I thought it was a hoax or a mistake when I first heard the news. There’s no way, he just had his birthday, he just released a new album we were just talking about him. I still can’t believe that David Bowie is dead.
I have a lot of David Bowie related memories but one that keeps coming back to me in the last 2 days. It was 2003 and I was in my third year of secondary/high school. David Bowie was due to play in Dublin and I had a ticket to go along with my mum and one of my older sisters. I was so excited, the last concert I had been to was Destiny’s Child and I know this gig would be life-changing. I’d finally get to see Jared the Goblin King live as well as be instantly elevated to the ultimate cool status.
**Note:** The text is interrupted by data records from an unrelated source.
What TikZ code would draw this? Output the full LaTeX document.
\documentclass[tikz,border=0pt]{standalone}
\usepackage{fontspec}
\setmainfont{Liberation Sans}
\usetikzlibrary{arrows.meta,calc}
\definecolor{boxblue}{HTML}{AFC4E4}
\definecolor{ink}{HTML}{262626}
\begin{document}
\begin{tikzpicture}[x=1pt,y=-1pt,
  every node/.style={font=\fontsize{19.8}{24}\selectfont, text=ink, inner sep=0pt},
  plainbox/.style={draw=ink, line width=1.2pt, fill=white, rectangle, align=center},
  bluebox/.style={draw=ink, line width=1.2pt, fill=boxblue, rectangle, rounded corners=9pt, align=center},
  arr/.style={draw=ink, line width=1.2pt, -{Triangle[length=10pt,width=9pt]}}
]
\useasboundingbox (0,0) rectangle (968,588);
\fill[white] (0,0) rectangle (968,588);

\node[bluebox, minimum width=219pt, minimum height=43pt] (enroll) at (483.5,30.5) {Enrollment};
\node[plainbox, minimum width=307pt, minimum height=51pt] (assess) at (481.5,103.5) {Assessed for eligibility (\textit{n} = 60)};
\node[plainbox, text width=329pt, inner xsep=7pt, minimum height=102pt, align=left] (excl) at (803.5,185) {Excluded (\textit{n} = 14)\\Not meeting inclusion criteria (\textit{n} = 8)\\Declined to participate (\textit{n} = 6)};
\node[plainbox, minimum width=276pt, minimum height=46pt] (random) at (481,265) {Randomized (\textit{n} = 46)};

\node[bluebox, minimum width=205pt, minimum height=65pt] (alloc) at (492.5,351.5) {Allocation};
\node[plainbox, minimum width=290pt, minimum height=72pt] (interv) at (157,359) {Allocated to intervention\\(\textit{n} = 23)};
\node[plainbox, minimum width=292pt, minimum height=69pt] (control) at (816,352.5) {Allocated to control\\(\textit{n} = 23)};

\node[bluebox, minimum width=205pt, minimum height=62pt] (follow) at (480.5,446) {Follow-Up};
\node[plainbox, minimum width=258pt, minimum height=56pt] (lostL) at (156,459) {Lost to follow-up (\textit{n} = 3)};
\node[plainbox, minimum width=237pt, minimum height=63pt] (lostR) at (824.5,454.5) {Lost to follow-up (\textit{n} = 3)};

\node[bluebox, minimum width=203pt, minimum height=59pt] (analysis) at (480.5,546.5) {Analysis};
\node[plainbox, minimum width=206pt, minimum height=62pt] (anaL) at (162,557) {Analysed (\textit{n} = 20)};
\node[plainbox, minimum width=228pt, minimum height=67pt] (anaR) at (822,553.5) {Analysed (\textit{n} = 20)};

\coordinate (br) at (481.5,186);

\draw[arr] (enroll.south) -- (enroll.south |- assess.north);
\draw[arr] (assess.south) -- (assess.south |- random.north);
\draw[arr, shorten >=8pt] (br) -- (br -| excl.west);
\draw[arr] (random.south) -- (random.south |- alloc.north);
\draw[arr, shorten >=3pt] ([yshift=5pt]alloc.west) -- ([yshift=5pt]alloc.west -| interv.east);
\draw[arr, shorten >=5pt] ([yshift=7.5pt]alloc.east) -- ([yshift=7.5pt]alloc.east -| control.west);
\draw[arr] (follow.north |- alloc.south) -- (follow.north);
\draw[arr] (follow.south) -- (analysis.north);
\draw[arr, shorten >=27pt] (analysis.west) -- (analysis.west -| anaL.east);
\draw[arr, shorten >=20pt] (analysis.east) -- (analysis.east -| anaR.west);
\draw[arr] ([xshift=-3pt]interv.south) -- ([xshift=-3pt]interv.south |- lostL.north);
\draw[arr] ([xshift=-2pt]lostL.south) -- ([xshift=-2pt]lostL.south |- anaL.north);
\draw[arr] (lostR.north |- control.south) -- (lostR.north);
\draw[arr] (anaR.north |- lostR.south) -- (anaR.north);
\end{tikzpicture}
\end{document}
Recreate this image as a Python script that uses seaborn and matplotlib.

A couple of days before the concert, my other sister had just moved home and I realize now wasn’t in the best place (mentally not physically). We had not been getting on which isn’t that unusual when the two of us are living in the same place but as this was over 10 years ago I hadn’t fully accepted that just yet.
Anyway, we were talking about the concert and about how thrilled we were about seeing David Bowie in the flesh when my sister commented on how she would love to be going and she wished she had gotten a ticket. The way she said it sparked something in me. “Take my ticket” I said. In my memory I feel like time slowed down when I said this and everyone stopped and stared.
“Are you sure?”
“Yea, I’ll go the next time he tours”
And like that, my David Bowie ticket was gone. I had pretty much instant regret but I knew I couldn’t take it back. However, my dad telling me (in secret) he was proud of me made me feel a little better. That and my sister’s excitement.
By all accounts the concert was great and I fully intended to go see David Bowie the next time he came to Dublin. But he didn’t.
There’s not many moments from my teenage years that I can look back on with pride, so thank you David. Thank you for the music, the stories and the memories.